Great! The mediator will draw up what is called a “Memorandum of Understanding”. Attorneys usually take this document and use it as the basis for creating a legally binding document. In the case of divorce, the memorandum is often used as the framework for crafting a Marital Settlement Agreement and / or a Joint Parenting Agreement. Congratulations on a job well done!
Are you trained as a mediator?
Yes. Carol Cadiz received 40 hours of mediation training and began in 2008, offering mediation services in both Schaumburg and Itasca. Sometimes families choose to resolve their disputes with a mediator who is trained in helping achieve a workable solution without having to spend thousands and thousands of dollars “litigating” an issue in court.

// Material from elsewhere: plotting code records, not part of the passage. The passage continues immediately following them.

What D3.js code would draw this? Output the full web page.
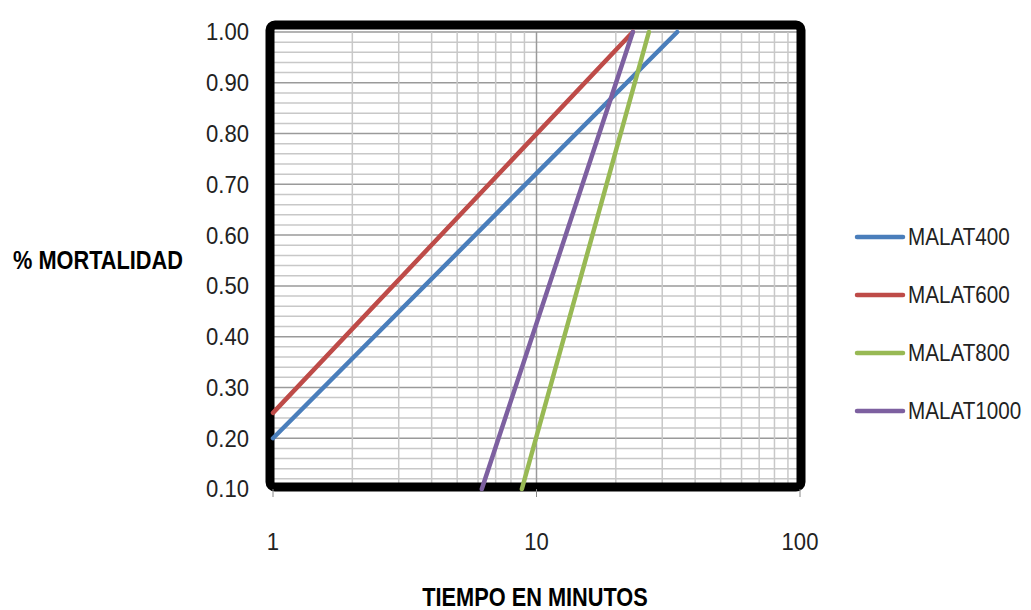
<!DOCTYPE html>
<html>
<head>
<meta charset="utf-8">
<script src="https://cdn.jsdelivr.net/npm/d3@7"></script>
<style>
  body { margin: 0; background: #fff; }
  text { font-family: "Liberation Sans", Arial, sans-serif; }
</style>
</head>
<body>
<script>
// series: time in minutes (x) vs mortality fraction (y)
var seriesNames = ["MALAT400", "MALAT600", "MALAT800", "MALAT1000"];
var seriesColors = ["#4a7ebb", "#be4b48", "#98b954", "#7d60a0"];
var malat400 = [[1, 0.20], [34.2, 1.00]];
var malat600 = [[1, 0.25], [23.2, 1.00]];
var malat800 = [[8.8, 0.10], [26.7, 1.00]];
var malat1000 = [[6.2, 0.10], [23.2, 1.00]];
var allSeries = [malat400, malat600, malat800, malat1000];

var yTicks = [0.10, 0.20, 0.30, 0.40, 0.50, 0.60, 0.70, 0.80, 0.90, 1.00];
var xTicks = [1, 10, 100];

var svg = d3.select("body").append("svg")
            .attr("width", 1031)
            .attr("height", 610);

var x = d3.scaleLog().domain([1, 100]).range([273, 800]);
var y = d3.scaleLinear().domain([0.10, 1.00]).range([489, 32]);

// squeezed text, the original font is a narrow one
function narrowText(parent, tx, ty, sx) {
  return parent.append("g")
               .attr("transform", "translate(" + tx + "," + ty + ") scale(" + sx + ",1)")
               .append("text");
}

// horizontal grid every 0.02
var hGrid = d3.range(0, 46).map(function(i) { return +(0.10 + i * 0.02).toFixed(2); });
svg.append("g").selectAll("line")
   .data(hGrid)
   .enter().append("line")
   .attr("x1", x(1)).attr("x2", x(100))
   .attr("y1", function(d) { return y(d); })
   .attr("y2", function(d) { return y(d); })
   .style("stroke", function(d, i) { return i % 5 == 0 ? "#9a9a9a" : "#c8c8c8"; })
   .style("stroke-width", 1.5);

// vertical log grid
var vGrid = [];
[1, 10].forEach(function(dec) {
  for (var k = 1; k <= 9; k++) vGrid.push(dec * k);
});
vGrid.push(100);
svg.append("g").selectAll("line")
   .data(vGrid)
   .enter().append("line")
   .attr("x1", function(d) { return x(d); })
   .attr("x2", function(d) { return x(d); })
   .attr("y1", y(1.00)).attr("y2", y(0.10))
   .style("stroke", function(d) { return (d == 1 || d == 10 || d == 100) ? "#9a9a9a" : "#c8c8c8"; })
   .style("stroke-width", 1.5);

// thick frame round the plot area
svg.append("rect")
   .attr("x", 270).attr("y", 25)
   .attr("width", 531).attr("height", 462)
   .attr("rx", 5)
   .style("fill", "none")
   .style("stroke", "#000")
   .style("stroke-width", 9);

// x axis small ticks below
svg.append("g").selectAll("line")
   .data(xTicks)
   .enter().append("line")
   .attr("x1", function(d) { return x(d); })
   .attr("x2", function(d) { return x(d); })
   .attr("y1", 489).attr("y2", 497)
   .style("stroke", "#888")
   .style("stroke-width", 1);

// lines
var line = d3.line()
             .x(function(d) { return x(d[0]); })
             .y(function(d) { return y(d[1]); });

svg.append("g").selectAll("path")
   .data(allSeries)
   .enter().append("path")
   .attr("d", line)
   .style("fill", "none")
   .style("stroke", function(d, i) { return seriesColors[i]; })
   .style("stroke-width", 4.5)
   .style("stroke-linecap", "round");

// y tick labels
yTicks.forEach(function(d) {
  narrowText(svg, 249, y(d), 0.92)
    .attr("dy", "0.35em")
    .attr("text-anchor", "end")
    .style("font-size", "24px")
    .style("fill", "#222")
    .text(d.toFixed(2));
});

// x tick labels
xTicks.forEach(function(d) {
  narrowText(svg, x(d), 550, 0.92)
    .attr("text-anchor", "middle")
    .style("font-size", "24px")
    .style("fill", "#222")
    .text(d);
});

// axis titles
narrowText(svg, 98, 269, 0.87)
  .attr("text-anchor", "middle")
  .style("font-size", "25px")
  .style("font-weight", "bold")
  .text("% MORTALIDAD");

narrowText(svg, 535, 606, 0.87)
  .attr("text-anchor", "middle")
  .style("font-size", "25px")
  .style("font-weight", "bold")
  .text("TIEMPO EN MINUTOS");

// legend
seriesNames.forEach(function(name, i) {
  var ly = 237 + i * 58;
  svg.append("line")
     .attr("x1", 857).attr("x2", 903)
     .attr("y1", ly).attr("y2", ly)
     .style("stroke", seriesColors[i])
     .style("stroke-width", 4.5)
     .style("stroke-linecap", "round");
  narrowText(svg, 908, ly, 0.86)
    .attr("dy", "0.35em")
    .style("font-size", "24px")
    .style("fill", "#222")
    .text(name);
});
</script>
</body>
</html>
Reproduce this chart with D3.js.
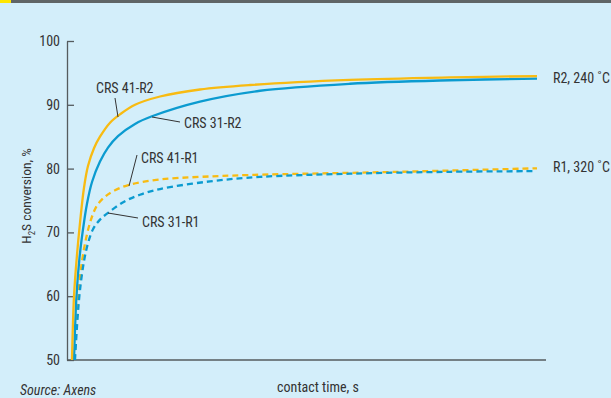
<!DOCTYPE html>
<html>
<head>
<meta charset="utf-8">
<script src="https://cdn.jsdelivr.net/npm/d3@7"></script>
<style>
  html, body { margin: 0; padding: 0; background: #d3eefa; }
  svg { display: block; }
  .lbl { font-family: "Liberation Sans Narrow", "Roboto Condensed", "Liberation Sans", sans-serif; fill: #333; }
</style>
</head>
<body>
<svg id="chart" width="611" height="398"></svg>
<script>
// Contact time in relative units (0–100), H2S conversion in %
const crs41R2 = [[0.85,50],[1.28,60],[1.92,66.5],[2.56,71.5],[3.41,77],[4.26,80.4],[5.54,83.2],[6.82,85],[8.96,87.2],[11.09,88.5],[14.29,90],[19.62,91.3],[28.14,92.4],[38.81,93.1],[60.13,93.9],[81.45,94.3],[100,94.5]];
const crs31R2 = [[1.28,50],[1.81,60],[2.45,66],[3.20,70.5],[4.05,74.5],[5.12,77.9],[6.82,81.1],[8.53,83.3],[10.66,85.1],[14.29,87],[17.91,88.2],[28.14,90.5],[40.94,92.2],[60.13,93.3],[81.45,93.85],[100,94.1]];
const crs41R1 = [[1.39,50],[1.92,57],[2.35,61.5],[2.99,65.5],[3.84,69],[4.90,72],[6.18,74.2],[7.89,75.6],[10.02,76.6],[13.22,77.5],[19.62,78.3],[28.14,78.7],[38.81,79.0],[70.79,79.5],[100,80.05]];
const crs31R1 = [[1.49,50],[2.03,56.5],[2.56,61],[3.41,65.5],[4.26,68.3],[5.33,70.5],[6.82,72],[8.96,73.3],[12.15,74.9],[15.35,75.9],[19.62,76.8],[30.28,78.0],[40.94,78.7],[60.13,79.2],[81.45,79.5],[99.57,79.6]];

const seriesNames = ["CRS 41-R2", "CRS 31-R2", "CRS 41-R1", "CRS 31-R1"];
const yTicks = [50, 60, 70, 80, 90, 100];
const groupLabels = ["R2, 240\u00A0˚C", "R1, 320\u00A0˚C"];

const svg = d3.select("#chart");
const W = 611, H = 398;

// header strip
svg.append("rect").attr("x", 0).attr("y", 0).attr("width", W).attr("height", 3).attr("fill", "#5f6566");
svg.append("rect").attr("x", 0).attr("y", 0).attr("width", 11).attr("height", 3).attr("fill", "#ffe600");

const x = d3.scaleLinear().domain([0, 100]).range([68, 537]);
const y = d3.scaleLinear().domain([50, 100]).range([360, 41]);

const axisColor = "#555b5e";

// y axis with inward ticks
const yAxis = svg.append("g").attr("transform", "translate(67,0)")
  .call(d3.axisLeft(y).tickValues(yTicks).tickSizeInner(-7).tickSizeOuter(0).tickPadding(7));
yAxis.select(".domain").attr("stroke", axisColor).attr("stroke-width", 1.3);
yAxis.selectAll(".tick line").attr("stroke", axisColor).attr("stroke-width", 1.3);
yAxis.selectAll(".tick text")
  .attr("class", "lbl").attr("font-size", 14).attr("fill", "#333");

// x axis baseline
svg.append("line").attr("x1", 67).attr("x2", 546).attr("y1", y(50)).attr("y2", y(50))
  .attr("stroke", axisColor).attr("stroke-width", 1.3);

const line = d3.line().x(d => x(d[0])).y(d => y(d[1])).curve(d3.curveCatmullRom.alpha(0.5));

const yellow = "#f8bb12", blue = "#0b9bd0";
const series = [
  { data: crs41R1, color: yellow, dash: "6,4" },
  { data: crs31R1, color: blue, dash: "6,4" },
  { data: crs31R2, color: blue, dash: null },
  { data: crs41R2, color: yellow, dash: null }
];
series.forEach(s => {
  svg.append("path").datum(s.data).attr("d", line)
    .attr("fill", "none").attr("stroke", s.color).attr("stroke-width", 2.3)
    .attr("stroke-dasharray", s.dash);
});

// series annotations with leader lines
const notes = [
  { text: seriesNames[0], tx: 96, ty: 93, l: [[115, 98], [118, 117]] },
  { text: seriesNames[1], tx: 184, ty: 128, l: [[152, 117], [180, 122]] },
  { text: seriesNames[2], tx: 141, ty: 163, l: [[129, 186], [137, 155]] },
  { text: seriesNames[3], tx: 142, ty: 227, l: [[108, 213], [138, 218]] }
];
notes.forEach(n => {
  svg.append("line").attr("x1", n.l[0][0]).attr("y1", n.l[0][1]).attr("x2", n.l[1][0]).attr("y2", n.l[1][1])
    .attr("stroke", "#333").attr("stroke-width", 1);
  svg.append("text").attr("class", "lbl").attr("x", n.tx).attr("y", n.ty)
    .attr("font-size", 14).text(n.text);
});

// group labels at line ends
svg.append("text").attr("class", "lbl").attr("x", 553).attr("y", 83).attr("font-size", 14).text(groupLabels[0]);
svg.append("text").attr("class", "lbl").attr("x", 553).attr("y", 172).attr("font-size", 14).text(groupLabels[1]);

// axis titles
const yt = svg.append("text").attr("class", "lbl").attr("font-size", 13.5)
  .attr("text-anchor", "middle").attr("transform", "translate(31,196) rotate(-90)");
yt.append("tspan").text("H");
yt.append("tspan").attr("font-size", 9).attr("dy", 4).text("2");
yt.append("tspan").attr("dy", -4).text("S conversion, %");

svg.append("text").attr("class", "lbl").attr("x", 318).attr("y", 392).attr("font-size", 14)
  .attr("text-anchor", "middle").text("contact time, s");

svg.append("text").attr("class", "lbl").attr("x", 20).attr("y", 394.5).attr("font-size", 14)
  .attr("font-style", "italic").text("Source: Axens");
</script>
</body>
</html>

Often what is happening in court will be going on at the same time as the mediation so that in many cases, a succesful mediation can bring the court case to a close sooner than it would have otherwise. If you are considering mediation within the context of a divorce, request our free guide about how mediation can help put your divorce on the fast track.
Who will be representing me in court and working on my case?
I will! The shocking truth is that a great majority of family law attorneys, who spend top dollar advertising their services, will pass your case off to any one of their lawyers and send that person to court. This can result in an attorney appearing on your behalf before a judge who may not be too familiar with the facts of your unique situation, or may be just getting their feet wet in the practice of law. Some firms may even have a paralegal or secretary do a majority of the work on your case. Not here. I will personally appear in court for you (barring a true emergency) and also be the one working on your case.
How long will my case take?
It depends on the kind of case you have. A name change, for example, is easy to estimate and should not take more than a few months. A divorce case will depend on a number of factors including the complexity of the issues and positions taken by both parties. Chapter 7 Bankrupcies are over in a matter of months, Chapter 13's take years because you need time to repay your creditors. I will keep you informed at all times so that you know where you are at in the process, what remains to be done, and in which direction your case is likely headed.